Man vs self and also man vs society. #cantletthemwinthough.

Man vs self and also man vs society. #cantletthemwinthough.
My parents keep calling me and suggesting that I come home next quarter.
I failed big time last year despite a 4.10 GPA in high school. I had to fully take a quarter off after the registrar fucked me over. I got doubly fucked over because of my low GPA automatically making a quarter off into a withdrawal. The fails were mostly poor time management combined with untreated adhd.
2 quarters later, I am being haunted by my failures. I used to base my entire self-worth on academic, now I'm beginning to place it on attractiveness and sexual success even though I'm fugly with no game.
On top of that, I am living in one of the worst rental markets in the U.S. My parents don't pay my rent, so I need to work, which takes from my studies.
I feel like if I go back home, I lose forever. Like it's one of those choices that forks you into a new path in life. Especially with the economy the way it is. I think I'll hypothetically end up living with my parents, never amounting to much, and eventually I'll probably delete myself.

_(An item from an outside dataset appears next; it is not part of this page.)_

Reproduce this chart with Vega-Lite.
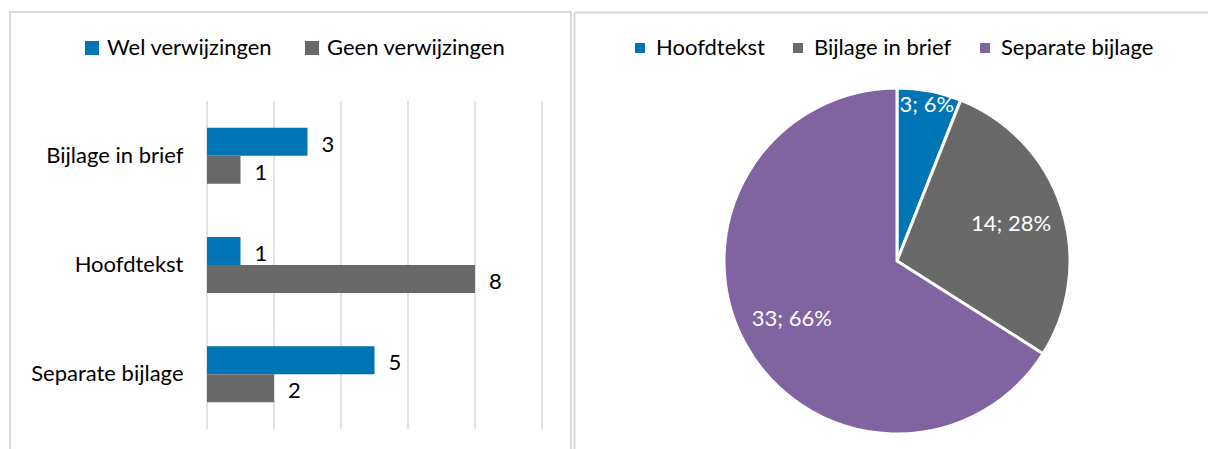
{
  "$schema": "https://vega.github.io/schema/vega-lite/v6.json",
  "padding": {"left": 9, "top": 11, "right": -10, "bottom": -60},
  "spacing": 2,
  "config": {
    "view": {"stroke": "#d9d9d9", "strokeWidth": 2},
    "font": "Lato",
    "legend": {"labelFont": "Lato", "labelFontSize": 22, "labelLimit": 400, "labelColor": "#000000", "symbolType": "square", "symbolStrokeWidth": 0, "title": null, "direction": "horizontal", "orient": "none"}
  },
  "datasets": {
    "bars": [
      {"cat": "Bijlage in brief", "series": "Wel verwijzingen", "value": 3},
      {"cat": "Bijlage in brief", "series": "Geen verwijzingen", "value": 1},
      {"cat": "Hoofdtekst", "series": "Wel verwijzingen", "value": 1},
      {"cat": "Hoofdtekst", "series": "Geen verwijzingen", "value": 8},
      {"cat": "Separate bijlage", "series": "Wel verwijzingen", "value": 5},
      {"cat": "Separate bijlage", "series": "Geen verwijzingen", "value": 2}
    ],
    "grid": [{"g": 0}, {"g": 2}, {"g": 4}, {"g": 6}, {"g": 8}, {"g": 10}],
    "pie": [
      {"k": 1, "cat": "Hoofdtekst", "value": 3, "label": "3; 6%"},
      {"k": 2, "cat": "Bijlage in brief", "value": 14, "label": "14; 28%"},
      {"k": 3, "cat": "Separate bijlage", "value": 33, "label": "33; 66%"}
    ]
  },
  "resolve": {"scale": {"color": "independent"}, "legend": {"color": "independent"}},
  "hconcat": [
    {
      "width": 561,
      "height": 498,
      "layer": [
        {
          "data": {"name": "grid"},
          "mark": {"type": "rule", "color": "#d9d9d9", "strokeWidth": 1.5},
          "encoding": {
            "x": {"field": "g", "type": "quantitative", "scale": {"domain": [0, 10], "range": [197, 532], "nice": false}, "axis": null},
            "y": {"datum": 0, "type": "quantitative", "scale": {"domain": [0, 1], "range": [89, 417]}, "axis": null},
            "y2": {"datum": 1}
          }
        },
        {
          "data": {"name": "bars"},
          "layer": [
            {
              "mark": {"type": "bar"},
              "encoding": {
                "x": {"field": "value", "type": "quantitative", "scale": {"domain": [0, 10], "range": [197, 532], "nice": false}, "axis": null},
                "y": {"field": "cat", "type": "nominal", "sort": ["Bijlage in brief", "Hoofdtekst", "Separate bijlage"], "scale": {"range": [89, 417], "paddingInner": 0, "paddingOuter": 0},
                  "axis": {"title": null, "offset": -197, "ticks": false, "domain": false, "labelPadding": 24, "labelFont": "Lato", "labelFontSize": 22, "labelColor": "#000000", "grid": false}},
                "yOffset": {"field": "series", "type": "nominal", "sort": ["Wel verwijzingen", "Geen verwijzingen"], "scale": {"paddingInner": 0, "paddingOuter": 0.95}},
                "color": {"field": "series", "type": "nominal", "sort": ["Wel verwijzingen", "Geen verwijzingen"],
                  "scale": {"domain": ["Wel verwijzingen", "Geen verwijzingen"], "range": ["#0075B6", "#696969"]},
                  "legend": {"legendX": 71, "legendY": 25, "symbolSize": 196, "labelOffset": 4, "columnPadding": 28}}
              }
            },
            {
              "mark": {"type": "text", "align": "left", "baseline": "middle", "dx": 14, "dy": 3, "fontSize": 22, "color": "#000000", "font": "Lato"},
              "encoding": {
                "x": {"field": "value", "type": "quantitative"},
                "y": {"field": "cat", "type": "nominal", "sort": ["Bijlage in brief", "Hoofdtekst", "Separate bijlage"]},
                "yOffset": {"field": "series", "type": "nominal", "sort": ["Wel verwijzingen", "Geen verwijzingen"]},
                "text": {"field": "value", "type": "quantitative"}
              }
            }
          ]
        }
      ],
      "resolve": {"scale": {"y": "independent"}, "axis": {"y": "independent"}}
    },
    {
      "width": 646,
      "height": 498,
      "view": {"stroke": null},
      "data": {"name": "pie"},
      "layer": [
        {
          "mark": {"type": "rule", "opacity": 0},
          "encoding": {
            "x": {"datum": 0, "type": "quantitative", "scale": {"domain": [0, 1]},
              "axis": {"orient": "top", "domainColor": "#d9d9d9", "domainWidth": 2, "labels": false, "ticks": false, "title": null, "grid": false}},
            "y": {"datum": 0, "type": "quantitative", "scale": {"domain": [0, 1]},
              "axis": {"orient": "left", "domainColor": "#d9d9d9", "domainWidth": 2, "labels": false, "ticks": false, "title": null, "grid": false}}
          }
        },
        {
          "mark": {"type": "arc", "outerRadius": 173, "stroke": "#ffffff", "strokeWidth": 3},
          "encoding": {
            "theta": {"field": "value", "type": "quantitative", "stack": true},
            "order": {"field": "k", "type": "quantitative"},
            "color": {"field": "cat", "type": "nominal", "sort": ["Hoofdtekst", "Bijlage in brief", "Separate bijlage"],
              "scale": {"domain": ["Hoofdtekst", "Bijlage in brief", "Separate bijlage"], "range": ["#0075B6", "#696969", "#8064A2"]},
              "legend": {"legendX": 55, "legendY": 25, "symbolSize": 100, "labelOffset": 5, "columnPadding": 22}}
          }
        },
        {
          "mark": {"type": "text", "radius": 120, "fontSize": 22, "color": "#ffffff", "font": "Lato"},
          "encoding": {
            "theta": {"field": "value", "type": "quantitative", "stack": true},
            "order": {"field": "k", "type": "quantitative"},
            "text": {"condition": {"test": "datum.k == 1", "value": ""}, "field": "label", "type": "nominal"}
          }
        },
        {
          "mark": {"type": "text", "radius": 159, "fontSize": 22, "color": "#ffffff", "font": "Lato"},
          "encoding": {
            "theta": {"field": "value", "type": "quantitative", "stack": true},
            "order": {"field": "k", "type": "quantitative"},
            "text": {"condition": {"test": "datum.k != 1", "value": ""}, "field": "label", "type": "nominal"}
          }
        }
      ]
    }
  ]
}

I know a lot of younger adults feel behind, but I used to be SO ahead, and I don't think most of them resort to the conclusions that I do.
Older people tell me that failiure is a part of college and that I'm so young and still have choice, but the university system I'm in does not believe the same. If I want to return to college with my current GPA, they probably won't let me regardless of whether I went to community college in the gap.